Assumption 4: The soft-label KL distillation (70% KL + 30% CE) already in place is especially valuable for DDTree. This is confirmed by the DDTree paper's emphasis on per-position marginal distributions. The assistant notes this alignment, reinforcing that the earlier architectural decisions were sound.

Mistakes and Corrections

The most significant mistake being corrected here is the gamma=4 default itself. The assistant had previously set gamma=4 without realizing it was wrong. The conversation reveals that this wasn't just a minor tuning issue — it was actively harming training. With gamma=4, positions 8-15 were barely trained, which directly capped the acceptance length the model could achieve. The assistant's own analysis shows that the probability of reaching position 8 with gamma=4 and top-1 accuracy of 0.15 is vanishingly small.

A subtler mistake is the assistant's initial hesitation. In [msg 8812], the assistant considers gamma=7 (the paper default) and says "the pragmatic approach is to stick with gamma=7 as the paper suggests, then track DDTree-specific metrics so we can tune it later." This conservative instinct — defer to the paper — would have left the model under-optimized for DDTree. The user's push to gamma=10 was the right call, and the assistant recognizes this immediately.

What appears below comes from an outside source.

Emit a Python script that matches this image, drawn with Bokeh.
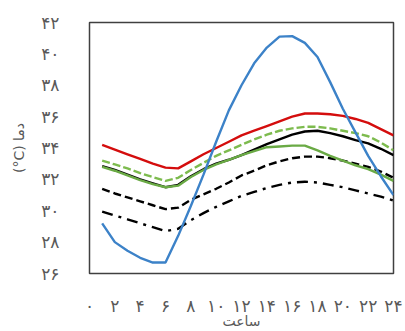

The noise warmup bug (item F in the plan) is another mistake being fixed: the noise standard deviation was not actually ramping from zero because of a trivial arithmetic error. And the AdamW betas were left at PyTorch defaults instead of the paper's recommended (0.9, 0.95). These are smaller issues, but they compound.

Input and Output Knowledge

Input knowledge required to understand this message includes: the DFlash speculative decoding architecture (block diffusion, streak-aware weighting, position decay), the DDTree paper's tree verification scheme, the concept of top-K accuracy and cumulative product streak metrics, PyTorch's AdamW optimizer and its beta parameters, and the W&B logging infrastructure. The reader also needs to understand the training pipeline architecture: how dflash_model.py defines the loss functions and how train_dflash_pipeline.py orchestrates training.

Output knowledge created by this message is the corrected gamma parameter, which propagates through the entire training system. Every subsequent training run will use gamma=10 instead of gamma=4. This changes the gradient signal at every position in every block, for every batch, for every step of training. The immediate effect is 6× more weight on positions 8-15, which should improve the model's ability to generate long accepted sequences under DDTree verification.

The Deeper Significance

What makes message [msg 8818] worth examining is what it represents about the opencode coding paradigm. This is not a human typing gamma=10 into a file. It is the visible surface of a much deeper process: a paper was read, mathematical implications were worked through, a user was consulted, a decision was made, and a plan was executed across multiple files. The edit itself is trivial — two numbers changed — but the reasoning behind it is not.

The message also illustrates the value of the user's domain expertise in guiding the assistant. The assistant's initial instinct was conservative (gamma=7, tune later). The user's instinct was aggressive (gamma=10, optimize for DDTree now). The synthesis of these two perspectives — the assistant's thorough mathematical analysis and the user's deployment intuition — produced a decision that neither would have reached alone. The assistant could compute the exact probability ratios; the user knew that DDTree deployment was the real goal and that tuning later might never happen.

In this sense, message [msg 8818] is a microcosm of the entire opencode session: a collaboration between human judgment and machine reasoning, where the machine does the heavy lifting of tracing implications through code and mathematics, and the human provides the strategic direction. The edit is confirmed. The training run will be restarted. And gamma=10 will produce a drafter that is measurably better at the task it was actually built for.